◆ Your goal ◆
Copy out all lines that carry the word "Convert".

Begin The data

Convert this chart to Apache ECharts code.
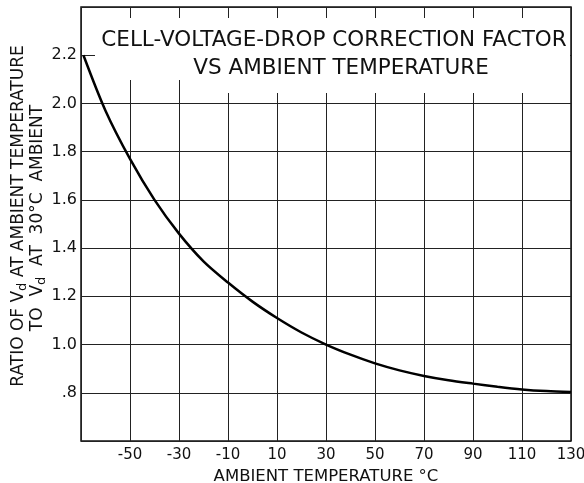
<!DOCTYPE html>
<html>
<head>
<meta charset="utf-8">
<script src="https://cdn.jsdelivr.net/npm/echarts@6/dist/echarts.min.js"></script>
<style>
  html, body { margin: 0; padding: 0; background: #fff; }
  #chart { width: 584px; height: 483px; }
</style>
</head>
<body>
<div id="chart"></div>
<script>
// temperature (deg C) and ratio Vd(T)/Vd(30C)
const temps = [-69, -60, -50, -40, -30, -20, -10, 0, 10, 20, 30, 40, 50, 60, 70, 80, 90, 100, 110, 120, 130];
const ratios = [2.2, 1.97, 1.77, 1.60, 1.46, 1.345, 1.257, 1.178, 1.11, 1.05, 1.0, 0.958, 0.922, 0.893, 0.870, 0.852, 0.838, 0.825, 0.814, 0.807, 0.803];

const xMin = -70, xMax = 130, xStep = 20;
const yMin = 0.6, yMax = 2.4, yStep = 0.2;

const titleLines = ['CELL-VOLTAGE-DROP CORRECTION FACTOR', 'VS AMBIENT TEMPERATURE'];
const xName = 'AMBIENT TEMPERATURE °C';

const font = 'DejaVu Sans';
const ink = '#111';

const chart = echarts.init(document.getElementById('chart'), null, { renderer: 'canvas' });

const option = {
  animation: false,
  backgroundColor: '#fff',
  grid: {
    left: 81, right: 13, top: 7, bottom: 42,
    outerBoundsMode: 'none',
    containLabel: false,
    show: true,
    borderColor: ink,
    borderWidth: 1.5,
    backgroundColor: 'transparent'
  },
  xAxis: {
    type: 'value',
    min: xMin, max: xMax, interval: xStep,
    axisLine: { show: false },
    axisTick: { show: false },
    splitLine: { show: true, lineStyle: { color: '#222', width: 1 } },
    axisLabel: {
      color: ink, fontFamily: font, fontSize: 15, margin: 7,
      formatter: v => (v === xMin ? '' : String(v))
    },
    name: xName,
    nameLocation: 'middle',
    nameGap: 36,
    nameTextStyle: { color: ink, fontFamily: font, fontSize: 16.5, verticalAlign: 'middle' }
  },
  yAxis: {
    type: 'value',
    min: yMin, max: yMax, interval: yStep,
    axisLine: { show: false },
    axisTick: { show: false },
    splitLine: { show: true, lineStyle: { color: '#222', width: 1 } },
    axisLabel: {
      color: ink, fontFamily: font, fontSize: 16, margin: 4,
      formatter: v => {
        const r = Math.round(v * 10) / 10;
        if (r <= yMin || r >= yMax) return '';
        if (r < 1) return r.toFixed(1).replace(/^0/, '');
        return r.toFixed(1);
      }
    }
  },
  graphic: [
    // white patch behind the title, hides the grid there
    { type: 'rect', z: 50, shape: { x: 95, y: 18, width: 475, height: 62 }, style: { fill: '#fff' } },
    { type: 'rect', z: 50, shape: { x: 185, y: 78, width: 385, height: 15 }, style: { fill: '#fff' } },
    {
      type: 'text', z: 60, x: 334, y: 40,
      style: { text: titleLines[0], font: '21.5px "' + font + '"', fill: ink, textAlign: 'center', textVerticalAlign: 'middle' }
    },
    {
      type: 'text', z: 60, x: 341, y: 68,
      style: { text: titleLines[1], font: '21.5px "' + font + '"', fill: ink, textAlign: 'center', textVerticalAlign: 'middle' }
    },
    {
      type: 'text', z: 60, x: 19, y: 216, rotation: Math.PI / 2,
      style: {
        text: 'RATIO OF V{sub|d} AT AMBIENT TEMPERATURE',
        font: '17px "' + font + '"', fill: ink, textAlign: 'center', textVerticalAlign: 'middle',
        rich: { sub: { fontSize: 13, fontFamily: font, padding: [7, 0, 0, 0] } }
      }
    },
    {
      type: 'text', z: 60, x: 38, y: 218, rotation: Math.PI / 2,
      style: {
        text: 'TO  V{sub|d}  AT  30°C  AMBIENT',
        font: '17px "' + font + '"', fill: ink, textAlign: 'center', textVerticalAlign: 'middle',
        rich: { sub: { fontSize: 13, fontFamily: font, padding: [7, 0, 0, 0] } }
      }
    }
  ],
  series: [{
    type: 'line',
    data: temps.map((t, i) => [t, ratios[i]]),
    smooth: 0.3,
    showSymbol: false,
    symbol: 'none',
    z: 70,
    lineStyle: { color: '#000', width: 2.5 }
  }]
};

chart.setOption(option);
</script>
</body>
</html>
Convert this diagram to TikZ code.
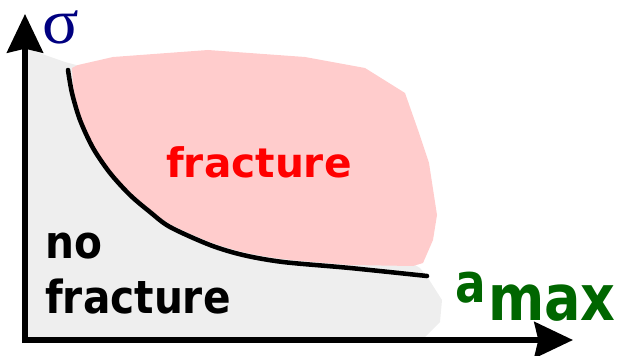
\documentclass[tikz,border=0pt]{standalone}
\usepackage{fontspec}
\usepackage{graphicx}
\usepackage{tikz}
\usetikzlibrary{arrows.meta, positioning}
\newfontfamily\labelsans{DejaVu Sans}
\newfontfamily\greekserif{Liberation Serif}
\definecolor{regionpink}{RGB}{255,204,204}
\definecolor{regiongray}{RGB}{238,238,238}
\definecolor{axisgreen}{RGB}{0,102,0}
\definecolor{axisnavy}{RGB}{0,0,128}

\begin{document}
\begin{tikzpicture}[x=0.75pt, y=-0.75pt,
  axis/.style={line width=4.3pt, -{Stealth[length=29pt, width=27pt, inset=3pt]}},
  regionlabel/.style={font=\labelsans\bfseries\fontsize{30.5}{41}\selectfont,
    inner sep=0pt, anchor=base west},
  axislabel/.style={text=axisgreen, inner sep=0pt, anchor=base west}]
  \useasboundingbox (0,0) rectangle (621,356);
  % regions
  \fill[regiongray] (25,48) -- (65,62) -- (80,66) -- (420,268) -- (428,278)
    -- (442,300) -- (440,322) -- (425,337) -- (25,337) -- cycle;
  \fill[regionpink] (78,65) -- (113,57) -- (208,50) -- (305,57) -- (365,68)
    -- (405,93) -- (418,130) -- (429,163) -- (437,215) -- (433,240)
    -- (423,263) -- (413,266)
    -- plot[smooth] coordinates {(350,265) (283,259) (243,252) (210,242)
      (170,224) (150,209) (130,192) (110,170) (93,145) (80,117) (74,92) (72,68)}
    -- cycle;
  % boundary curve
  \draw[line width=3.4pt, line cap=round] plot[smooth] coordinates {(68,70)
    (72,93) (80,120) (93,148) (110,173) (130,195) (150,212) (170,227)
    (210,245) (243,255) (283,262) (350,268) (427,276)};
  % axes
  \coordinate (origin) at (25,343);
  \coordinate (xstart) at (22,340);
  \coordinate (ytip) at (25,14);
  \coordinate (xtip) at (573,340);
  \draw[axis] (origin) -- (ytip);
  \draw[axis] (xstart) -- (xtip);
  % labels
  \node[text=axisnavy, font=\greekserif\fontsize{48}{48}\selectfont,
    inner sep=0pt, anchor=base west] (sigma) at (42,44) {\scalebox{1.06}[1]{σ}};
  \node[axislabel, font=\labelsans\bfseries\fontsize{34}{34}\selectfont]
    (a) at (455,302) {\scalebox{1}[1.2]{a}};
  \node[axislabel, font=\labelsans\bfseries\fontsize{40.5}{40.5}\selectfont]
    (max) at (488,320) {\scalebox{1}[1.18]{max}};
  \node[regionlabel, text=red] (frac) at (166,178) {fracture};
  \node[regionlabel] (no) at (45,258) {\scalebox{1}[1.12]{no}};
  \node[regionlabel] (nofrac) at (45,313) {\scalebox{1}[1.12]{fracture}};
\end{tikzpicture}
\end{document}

End The data

◆ Response ◆
Convert this chart to Apache ECharts code.
Convert this diagram to TikZ code.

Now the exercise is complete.